## WHAT IS EXPECTED
Restate each of the lines below word for word and drop every picture.

## DATA BLOCK
....................
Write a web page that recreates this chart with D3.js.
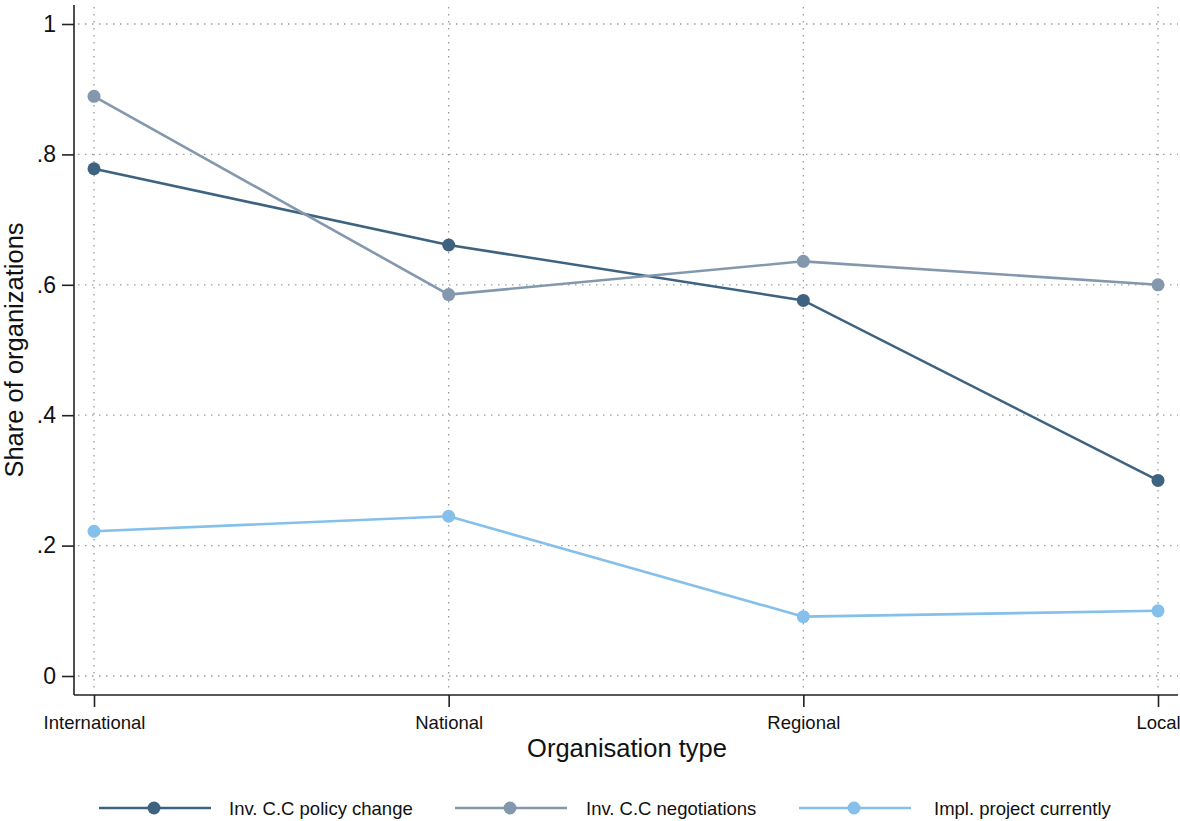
<!DOCTYPE html>
<html>
<head>
<meta charset="utf-8">
<script src="https://cdn.jsdelivr.net/npm/d3@7"></script>
<style>
  html, body { margin: 0; padding: 0; background: #fff; }
  svg { display: block; font-family: Arial, "Liberation Sans", sans-serif; }
</style>
</head>
<body>
<svg id="chart" width="1180" height="821"></svg>
<script>
// Organisation types along the x axis
const categories = ["International", "National", "Regional", "Local"];

// Share of organizations for each series
const policyChange = [0.778, 0.661, 0.576, 0.300];
const negotiations = [0.889, 0.585, 0.636, 0.600];
const implProject = [0.222, 0.245, 0.091, 0.100];

const yTicks = [0, 0.2, 0.4, 0.6, 0.8, 1];
const yTickLabels = ["0", ".2", ".4", ".6", ".8", "1"];

const seriesNames = ["Inv. C.C policy change", "Inv. C.C negotiations", "Impl. project currently"];
const seriesColors = ["#3d6381", "#8498ad", "#84c0ea"];
const seriesValues = [policyChange, negotiations, implProject];

const svg = d3.select("#chart");

const plot = { left: 74, right: 1178, top: 5, bottom: 695 };

const x = d3.scalePoint()
  .domain(categories)
  .range([94, 1158]);

const y = d3.scaleLinear()
  .domain([0, 1])
  .range([676, 24]);

// Grid lines
const grid = svg.append("g");
grid.selectAll("line.hgrid")
  .data(yTicks)
  .join("line")
  .attr("x1", plot.left + 4)
  .attr("x2", plot.right)
  .attr("y1", d => y(d))
  .attr("y2", d => y(d))
  .attr("stroke", "#9a9a9a")
  .attr("stroke-width", 1.3)
  .attr("stroke-dasharray", "1.5 5.5");
grid.selectAll("line.vgrid")
  .data(categories)
  .join("line")
  .attr("x1", d => x(d))
  .attr("x2", d => x(d))
  .attr("y1", plot.top + 2)
  .attr("y2", plot.bottom - 5)
  .attr("stroke", "#9a9a9a")
  .attr("stroke-width", 1.3)
  .attr("stroke-dasharray", "1.5 5.5");

// Y axis
const yAxis = svg.append("g")
  .attr("transform", `translate(${plot.left},0)`)
  .call(d3.axisLeft(y).tickValues(yTicks).tickFormat((d, i) => yTickLabels[i]).tickSize(12).tickPadding(6));
yAxis.select(".domain").attr("d", `M0,${plot.top}V${plot.bottom}`).attr("stroke", "#222").attr("stroke-width", 1.6);
yAxis.selectAll(".tick line").attr("stroke", "#222").attr("stroke-width", 1.6);
yAxis.selectAll(".tick text").attr("font-size", 23).attr("fill", "#111").attr("font-family", "Arial, 'Liberation Sans', sans-serif");

// X axis
const xAxis = svg.append("g")
  .attr("transform", `translate(0,${plot.bottom})`)
  .call(d3.axisBottom(x).tickSize(12).tickPadding(9));
xAxis.select(".domain").attr("d", `M${plot.left},0H${plot.right}`).attr("stroke", "#222").attr("stroke-width", 1.6);
xAxis.selectAll(".tick line").attr("stroke", "#222").attr("stroke-width", 1.6);
xAxis.selectAll(".tick text").attr("font-size", 18.5).attr("fill", "#111").attr("font-family", "Arial, 'Liberation Sans', sans-serif");

// Axis titles
svg.append("text")
  .attr("x", 627)
  .attr("y", 757)
  .attr("text-anchor", "middle")
  .attr("font-size", 25.5)
  .attr("fill", "#111")
  .text("Organisation type");

svg.append("text")
  .attr("transform", `translate(23,${y(0.5)}) rotate(-90)`)
  .attr("text-anchor", "middle")
  .attr("font-size", 25.5)
  .attr("fill", "#111")
  .text("Share of organizations");

// Series lines and markers
const line = d3.line()
  .x((d, i) => x(categories[i]))
  .y(d => y(d));

seriesValues.forEach((vals, s) => {
  const g = svg.append("g");
  g.append("path")
    .datum(vals)
    .attr("d", line)
    .attr("fill", "none")
    .attr("stroke", seriesColors[s])
    .attr("stroke-width", 2.6);
  g.selectAll("circle")
    .data(vals)
    .join("circle")
    .attr("cx", (d, i) => x(categories[i]))
    .attr("cy", d => y(d))
    .attr("r", 6.5)
    .attr("fill", seriesColors[s]);
});

// Legend: key line with marker, then label
const legendX = [99, 455, 799];
const legendTextX = [229, 586, 934];
const legendY = 808;
const legend = svg.append("g");
seriesNames.forEach((name, s) => {
  const lx = legendX[s];
  legend.append("line")
    .attr("x1", lx).attr("x2", lx + 112)
    .attr("y1", legendY).attr("y2", legendY)
    .attr("stroke", seriesColors[s])
    .attr("stroke-width", 2.6);
  legend.append("circle")
    .attr("cx", lx + 55).attr("cy", legendY)
    .attr("r", 6.5)
    .attr("fill", seriesColors[s]);
  legend.append("text")
    .attr("x", legendTextX[s])
    .attr("y", legendY + 7)
    .attr("font-size", 18.5)
    .attr("fill", "#111")
    .text(name);
});
</script>
</body>
</html>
....................
## FINISHED TASK
Write a web page that recreates this chart with D3.js.
<!DOCTYPE html>
<html>
<head>
<meta charset="utf-8">
<script src="https://cdn.jsdelivr.net/npm/d3@7"></script>
<style>
  html, body { margin: 0; padding: 0; background: #fff; }
  svg { display: block; font-family: Arial, "Liberation Sans", sans-serif; }
</style>
</head>
<body>
<svg id="chart" width="1180" height="821"></svg>
<script>
// Organisation types along the x axis
const categories = ["International", "National", "Regional", "Local"];

// Share of organizations for each series
const policyChange = [0.778, 0.661, 0.576, 0.300];
const negotiations = [0.889, 0.585, 0.636, 0.600];
const implProject = [0.222, 0.245, 0.091, 0.100];

const yTicks = [0, 0.2, 0.4, 0.6, 0.8, 1];
const yTickLabels = ["0", ".2", ".4", ".6", ".8", "1"];

const seriesNames = ["Inv. C.C policy change", "Inv. C.C negotiations", "Impl. project currently"];
const seriesColors = ["#3d6381", "#8498ad", "#84c0ea"];
const seriesValues = [policyChange, negotiations, implProject];

const svg = d3.select("#chart");

const plot = { left: 74, right: 1178, top: 5, bottom: 695 };

const x = d3.scalePoint()
  .domain(categories)
  .range([94, 1158]);

const y = d3.scaleLinear()
  .domain([0, 1])
  .range([676, 24]);

// Grid lines
const grid = svg.append("g");
grid.selectAll("line.hgrid")
  .data(yTicks)
  .join("line")
  .attr("x1", plot.left + 4)
  .attr("x2", plot.right)
  .attr("y1", d => y(d))
  .attr("y2", d => y(d))
  .attr("stroke", "#9a9a9a")
  .attr("stroke-width", 1.3)
  .attr("stroke-dasharray", "1.5 5.5");
grid.selectAll("line.vgrid")
  .data(categories)
  .join("line")
  .attr("x1", d => x(d))
  .attr("x2", d => x(d))
  .attr("y1", plot.top + 2)
  .attr("y2", plot.bottom - 5)
  .attr("stroke", "#9a9a9a")
  .attr("stroke-width", 1.3)
  .attr("stroke-dasharray", "1.5 5.5");

// Y axis
const yAxis = svg.append("g")
  .attr("transform", `translate(${plot.left},0)`)
  .call(d3.axisLeft(y).tickValues(yTicks).tickFormat((d, i) => yTickLabels[i]).tickSize(12).tickPadding(6));
yAxis.select(".domain").attr("d", `M0,${plot.top}V${plot.bottom}`).attr("stroke", "#222").attr("stroke-width", 1.6);
yAxis.selectAll(".tick line").attr("stroke", "#222").attr("stroke-width", 1.6);
yAxis.selectAll(".tick text").attr("font-size", 23).attr("fill", "#111").attr("font-family", "Arial, 'Liberation Sans', sans-serif");

// X axis
const xAxis = svg.append("g")
  .attr("transform", `translate(0,${plot.bottom})`)
  .call(d3.axisBottom(x).tickSize(12).tickPadding(9));
xAxis.select(".domain").attr("d", `M${plot.left},0H${plot.right}`).attr("stroke", "#222").attr("stroke-width", 1.6);
xAxis.selectAll(".tick line").attr("stroke", "#222").attr("stroke-width", 1.6);
xAxis.selectAll(".tick text").attr("font-size", 18.5).attr("fill", "#111").attr("font-family", "Arial, 'Liberation Sans', sans-serif");

// Axis titles
svg.append("text")
  .attr("x", 627)
  .attr("y", 757)
  .attr("text-anchor", "middle")
  .attr("font-size", 25.5)
  .attr("fill", "#111")
  .text("Organisation type");

svg.append("text")
  .attr("transform", `translate(23,${y(0.5)}) rotate(-90)`)
  .attr("text-anchor", "middle")
  .attr("font-size", 25.5)
  .attr("fill", "#111")
  .text("Share of organizations");

// Series lines and markers
const line = d3.line()
  .x((d, i) => x(categories[i]))
  .y(d => y(d));

seriesValues.forEach((vals, s) => {
  const g = svg.append("g");
  g.append("path")
    .datum(vals)
    .attr("d", line)
    .attr("fill", "none")
    .attr("stroke", seriesColors[s])
    .attr("stroke-width", 2.6);
  g.selectAll("circle")
    .data(vals)
    .join("circle")
    .attr("cx", (d, i) => x(categories[i]))
    .attr("cy", d => y(d))
    .attr("r", 6.5)
    .attr("fill", seriesColors[s]);
});

// Legend: key line with marker, then label
const legendX = [99, 455, 799];
const legendTextX = [229, 586, 934];
const legendY = 808;
const legend = svg.append("g");
seriesNames.forEach((name, s) => {
  const lx = legendX[s];
  legend.append("line")
    .attr("x1", lx).attr("x2", lx + 112)
    .attr("y1", legendY).attr("y2", legendY)
    .attr("stroke", seriesColors[s])
    .attr("stroke-width", 2.6);
  legend.append("circle")
    .attr("cx", lx + 55).attr("cy", legendY)
    .attr("r", 6.5)
    .attr("fill", seriesColors[s]);
  legend.append("text")
    .attr("x", legendTextX[s])
    .attr("y", legendY + 7)
    .attr("font-size", 18.5)
    .attr("fill", "#111")
    .text(name);
});
</script>
</body>
</html>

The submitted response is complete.